In that regard, it is noteworthy that one of the most commonly assigned books in ed school courses is Paolo Freire’s Pedagogy of the Oppressed. Sol Stern of the Manhattan Institute wrote, “This ed-school bestseller is a utopian political tract calling for the overthrow of capitalist hegemony and the creation of classless societies.” The Pope Center’s Jay Schalin also excoriated Freire’s book.

It’s pointless to insist on rigorous grading of courses that revolve around the inculcation of socio-political belief systems. Giving every student an A (for regurgitation of whatever the professor wants to hear) is not the problem. The course itself is the problem.

Not all ed school courses are overtly political, of course, but many of those that aren’t ideologically slanted possess little academic rigor. Consider these examples of intellectually weak ed school material excerpted from a recent report on schools in Illinois by the National Council on Teacher Quality:

*A classroom management course in an undergraduate elementaryeducation program that requires “personal reflections” in 21 assignments.The reflections address such questions as, “What classroom management program most closely reflects your own philosophy?” and “Do you feel that establishing a positive classroom atmosphere at the beginning of the school year is important?” or ask the candidate to comment on class lectures or activities. This course does not include any assignment that requires candidates to develop, for example, a classroom management plan for specific students or circumstances based on strategies discussed in lectures or assigned reading.

*A child development course in an undergraduate elementary program in which 25 percent of the grade is based on a “lot in life” paper. For this assignment each student is randomly assigned a condition (e.g., your child was born blind) and is then asked to write a first-person narrative to describe the condition. The connection between, in this case, being the parent of a blind child and teaching elementary school is not made. In fact, the course objectives and its assignments (like so many others we found) never make any explicit reference to the classroom or the implications for instruction of any material addressed.

*A mathematics methods course taught at a well-respected Illinois institution with high admission standards in which 60 percent of the grade is based on what appeared to be essentially a crafts project. The instructor provided us with an example of one of the projects that he considered exemplary: a children’s story with crayon drawings, nearly devoid of any mathematics content.

In short, the high grades given to almost all ed school students are just one of the symptoms of a much deeper problem—a curriculum that is barren or even harmful.

It doesn’t have to be that way.

Hillsdale College has a teacher preparation program that requires students to take a substantive academic major besides the teacher training courses, which focus on practical classroom matters the students will encounter.

Japan, one of the countries that regularly outpaces the U.S. in international comparisons of student knowledge, doesn’t have education schools at all.

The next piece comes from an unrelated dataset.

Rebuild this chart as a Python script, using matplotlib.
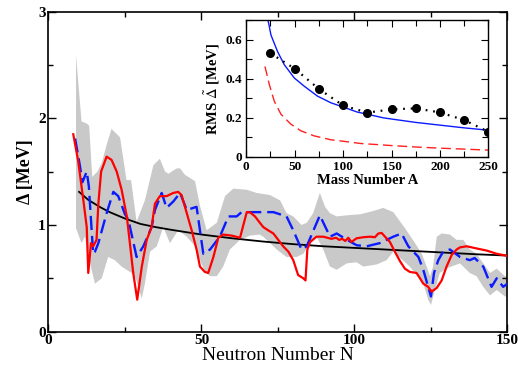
import numpy as np
import matplotlib
matplotlib.use("Agg")
import matplotlib.pyplot as plt
from matplotlib.ticker import MultipleLocator

plt.rcParams['font.family'] = ['Liberation Serif', 'DejaVu Serif']
plt.rcParams['mathtext.fontset'] = 'stix'

# ---------------- main panel data ----------------
band_hi_N = [9, 10.8, 12.5, 13.3, 14.3, 16, 17.4, 19, 20.6, 23.4, 25.5, 27, 28.8, 31.5, 34.3,
             36.4, 38.1, 39.2, 41.9, 43, 44.6, 47.9, 49.5, 51.7, 55, 57.7, 60.4, 64.8, 68,
             72.4, 75.7, 77.8, 80, 82.7, 84.4, 86.5, 88.7, 90.4, 92, 94.2, 97.5, 101.8,
             106.1, 109.4, 112.7, 116.5, 119.8, 122, 123.6, 124.7, 125.7, 126.9, 128.5,
             131.2, 133.4, 135.6, 137.7, 139.9, 142.1, 144.3, 146.5, 149.2, 150]
band_hi = [2.59, 1.97, 1.95, 1.93, 1.45, 1.50, 1.58, 1.75, 1.90, 1.82, 1.42, 1.42, 1.03, 1.23, 1.56,
           1.62, 1.50, 1.48, 1.53, 1.53, 1.47, 1.41, 1.18, 0.95, 1.02, 1.27, 1.34, 1.33, 1.30,
           1.28, 1.23, 1.11, 1.08, 1.00, 1.02, 1.11, 1.30, 1.17, 1.11, 1.08, 1.09, 1.10,
           1.13, 1.16, 1.12, 0.97, 0.83, 0.73, 0.61, 0.52, 0.61, 0.89, 0.92,
           0.91, 0.86, 0.86, 0.77, 0.73, 0.64, 0.55, 0.59, 0.52, 0.52]
band_lo_N = [9, 10.8, 11.9, 14.1, 15.2, 17.4, 19.5, 21.7, 23.9, 25.5, 27.2, 28.5, 30.5, 31.5,
             33.2, 35.4, 37.5, 39.7, 42.4, 45.2, 47.9, 49.5, 51.2, 52.8, 55, 57.1, 59.3, 62.6,
             65.8, 69, 70.2, 74.6, 77.8, 81.1, 83.3, 85.5, 87.6, 89.8, 92, 94.2, 97.5, 100.7,
             102.9, 107.3, 110.5, 112.7, 115.4, 118.1, 119.8, 122.5, 124.1, 125, 126.3, 127.9,
             130.7, 134.5, 137.7, 139.9, 142.1, 144.3, 146.5, 149.2, 150]
band_lo = [0.97, 0.83, 0.89, 0.58, 0.45, 0.50, 0.70, 0.67, 0.61, 0.58, 0.55, 0.50, 0.31, 0.45,
           0.75, 0.80, 0.98, 0.83, 0.95, 0.89, 0.80, 0.67, 0.56, 0.52, 0.52, 0.61, 0.77, 0.86,
           0.90, 0.91, 0.89, 0.77, 0.70, 0.70, 0.73, 0.83, 0.89, 0.77, 0.61, 0.58, 0.64, 0.65,
           0.61, 0.63, 0.67, 0.75, 0.68, 0.61, 0.55, 0.45, 0.30, 0.25, 0.39, 0.55,
           0.60, 0.64, 0.55, 0.52, 0.42, 0.34, 0.39, 0.33, 0.33]

red_N = [8.1, 9.7, 11.4, 12.5, 13.0, 13.9, 14.6, 15.7, 16.3, 17.2, 19, 20.6, 22.3, 23.9, 25.6,
         26.6, 27.7, 29, 30.5, 32.1, 33.7, 34.8, 36.4, 38.6, 40.8, 42.4, 43.5, 45.2, 46.8,
         48.4, 49.5, 51.1, 52.2, 53.9, 55.5, 57.1, 59.9, 62.6, 64.8, 65.8, 67.5, 69.1, 70.2,
         71.8, 73.5, 75.1, 76.7, 78.4, 80, 81.6, 83.3, 84, 84.6, 85.5, 87.6, 89.8, 92.5, 94,
         95, 96, 97, 98, 99, 100.7, 102.9, 105.1, 106.7, 107.8, 108.9, 110, 111.6, 113.2,
         114.9, 116.5, 118.1, 120.3, 121.2, 122.5, 124.1, 125.2, 126.9, 128.5, 130.1, 131.8,
         133.4, 134.5, 136.7, 139.9, 143.2, 146.5, 150]
red_D = [1.85, 1.60, 1.23, 0.98, 0.55, 0.83, 0.80, 0.86, 1.20, 1.50, 1.64, 1.61, 1.50, 1.33, 1.08,
         0.83, 0.55, 0.30, 0.61, 0.86, 0.98, 1.20, 1.27, 1.27, 1.30, 1.31, 1.28, 1.11, 0.95,
         0.77, 0.61, 0.56, 0.55, 0.70, 0.88, 0.91, 0.90, 0.88, 1.12, 1.12, 1.08, 1.02, 0.98,
         0.95, 0.92, 0.86, 0.80, 0.75, 0.67, 0.53, 0.50, 0.48, 0.77, 0.84, 0.89, 0.89, 0.87, 0.88,
         0.86, 0.87, 0.85, 0.88, 0.84, 0.875, 0.885, 0.89, 0.885, 0.92, 0.925, 0.89, 0.84, 0.75,
         0.66, 0.59, 0.56, 0.55, 0.51, 0.45, 0.42, 0.375, 0.41, 0.48, 0.61, 0.72,
         0.77, 0.79, 0.80, 0.78, 0.76, 0.73, 0.71]

blue_N = [8.7, 10.3, 11.1, 12.5, 13.2, 14.6, 15.2, 16.3, 19, 21.2, 22.8, 25, 26.1, 28.8, 31,
          33.7, 34.8, 37, 38.6, 40.8, 43, 45.2, 48.4, 50.6, 52.8, 56, 58.8, 61.5, 63.1, 66.4,
          73.5, 77.8, 80, 82.7, 84.4, 88.7, 92, 94.2, 97, 100.7, 104, 108.3, 112.7, 115.4,
          117.6, 120.9, 122.5, 124.1, 125, 126, 127.4, 129, 131.2, 134.5, 137.7, 139.3, 142.1,
          144.8, 146.5, 148.6, 150]
blue_D = [1.81, 1.55, 1.40, 1.50, 1.36, 0.73, 0.75, 0.83, 1.11, 1.31, 1.27, 1.10, 1.05, 0.70, 0.80,
          0.98, 1.14, 1.30, 1.16, 1.22, 1.30, 1.14, 1.17, 0.73, 0.77, 0.89, 1.08, 1.08, 1.12, 1.12,
          1.12, 1.08, 0.95, 0.77, 0.80, 1.09, 0.89, 0.92, 0.87, 0.81, 0.80, 0.83, 0.89, 0.92,
          0.80, 0.70, 0.58, 0.42, 0.33, 0.55, 0.67, 0.75, 0.77, 0.70, 0.67, 0.69, 0.61,
          0.42, 0.50, 0.42, 0.45]

black_N = [10, 11, 12, 13, 15, 17, 20, 25, 30, 35, 40, 50, 60, 70, 80, 90, 100, 110, 120, 130, 140, 150]
black_D = [1.31, 1.285, 1.26, 1.235, 1.20, 1.165, 1.12, 1.06, 1.01, 0.98, 0.955, 0.91, 0.875, 0.845,
           0.82, 0.80, 0.785, 0.77, 0.755, 0.74, 0.725, 0.713]

# ---------------- inset data ----------------
ins_blue_A = [22.3, 25.7, 32.5, 39.4, 49.7, 59.9, 73.6, 87.3, 100, 114.7, 125, 142, 152, 175, 200, 225, 250]
ins_blue = [0.71, 0.625, 0.54, 0.473, 0.405, 0.363, 0.312, 0.278, 0.256, 0.23, 0.219, 0.20, 0.193,
            0.177, 0.163, 0.149, 0.137]
ins_red_A = [19.5, 24, 29.1, 36, 46.2, 56.5, 70.2, 87.3, 101, 118, 142, 150.7, 175, 200, 225, 250]
ins_red = [0.464, 0.371, 0.286, 0.219, 0.168, 0.134, 0.108, 0.088, 0.080, 0.069, 0.061, 0.058,
           0.051, 0.045, 0.04, 0.035]
ins_dot_A = [25, 50, 75, 100, 125, 150, 175, 200, 225, 250]
ins_dot = [0.532, 0.453, 0.349, 0.264, 0.227, 0.244, 0.249, 0.228, 0.189, 0.129]

# ---------------- figure ----------------
fig = plt.figure(figsize=(5.18, 3.71), dpi=100)
ax = fig.add_axes([0.0936, 0.106, 0.886, 0.863])

poly_x = np.concatenate([band_hi_N, band_lo_N[::-1]])
poly_y = np.concatenate([band_hi, band_lo[::-1]])
ax.fill(poly_x, poly_y, color='#c9c9c9', lw=0, zorder=1)
ax.plot(black_N, black_D, color='black', lw=1.3, zorder=2)
ax.plot(blue_N, blue_D, color='#0a1bff', lw=1.7, dashes=(6, 2.5), zorder=3)
ax.plot(red_N, red_D, color='#ff0000', lw=1.6, zorder=4)

ax.set_xlim(0, 150)
ax.set_ylim(0, 3)
ax.xaxis.set_major_locator(MultipleLocator(50))
ax.xaxis.set_minor_locator(MultipleLocator(25))
ax.yaxis.set_major_locator(MultipleLocator(1))
ax.yaxis.set_minor_locator(MultipleLocator(0.5))
ax.tick_params(which='both', direction='in', top=True, right=True, width=1.0)
ax.tick_params(which='major', length=6, pad=2, labelsize=11)
ax.tick_params(which='minor', length=3.5)
for lab in ax.get_xticklabels() + ax.get_yticklabels():
    lab.set_fontweight('bold')
for s in ax.spines.values():
    s.set_linewidth(1.2)
ax.set_xlabel('Neutron Number N', fontsize=14, labelpad=0)
ax.set_ylabel('Δ [MeV]', fontsize=13, fontweight='bold', labelpad=3)

# ---------------- inset ----------------
ins = fig.add_axes([0.475, 0.577, 0.468, 0.368])
ins.plot(ins_blue_A, ins_blue, color='#0a1bff', lw=1.0)
ins.plot(ins_red_A, ins_red, color='#ff2020', lw=1.0, dashes=(7, 3.5))
ins.plot(ins_dot_A, ins_dot, color='black', lw=1.6, linestyle=(0, (0.8, 2.6)))
ins.plot(ins_dot_A, ins_dot, 'o', color='black', markersize=5.5)
ins.set_xlim(0, 250)
ins.set_ylim(0, 0.7)
ins.xaxis.set_major_locator(MultipleLocator(50))
ins.xaxis.set_minor_locator(MultipleLocator(25))
ins.yaxis.set_major_locator(MultipleLocator(0.2))
ins.yaxis.set_minor_locator(MultipleLocator(0.1))
ins.tick_params(which='both', direction='in', top=True, right=True, width=0.8)
ins.tick_params(which='major', length=5, pad=3, labelsize=9.5)
ins.tick_params(which='minor', length=4)
ins.set_yticks([0, 0.2, 0.4, 0.6])
ins.set_yticklabels(['0', '0.2', '0.4', '0.6'])
ins.set_xticks([0, 50, 100, 150, 200, 250])
ins.set_xticklabels(['0', '50', '100', '150', '200', '250'])
for lab in ins.get_xticklabels() + ins.get_yticklabels():
    lab.set_fontweight('bold')
for s in ins.spines.values():
    s.set_linewidth(1.0)
ins.set_xlabel('Mass Number A', fontsize=10.5, fontweight='bold', labelpad=1)
ins.set_ylabel(r'RMS $\tilde{\Delta}$ [MeV]', fontsize=10.5, fontweight='bold', labelpad=2)

fig.savefig('out.png', dpi=100)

There, students must first earn an undergraduate degree in an academic field and then those who wish to enter teaching apply to become apprentices. Only a small fraction of them are accepted. The apprentice works with a master teacher for several years. They don’t waste time on pedagogical fads and sociological theories, but instead work on improving how lessons are taught.

James Stigler and James Hiebert discussed the Japanese system in their book The Teaching Gap. “The premise behind lesson study is simple: If you want to improve teaching, the most effective place to do so is in the context of a classroom lesson. If you start with lessons, the problem of how to apply research findings in the classroom disappears. The improvements are devised within the classroom in the first place,” they write.

No mushy ed school curriculum with high grades for the Japanese!

America’s system for training teachers needs dramatic change, far deeper than making A grades less plentiful.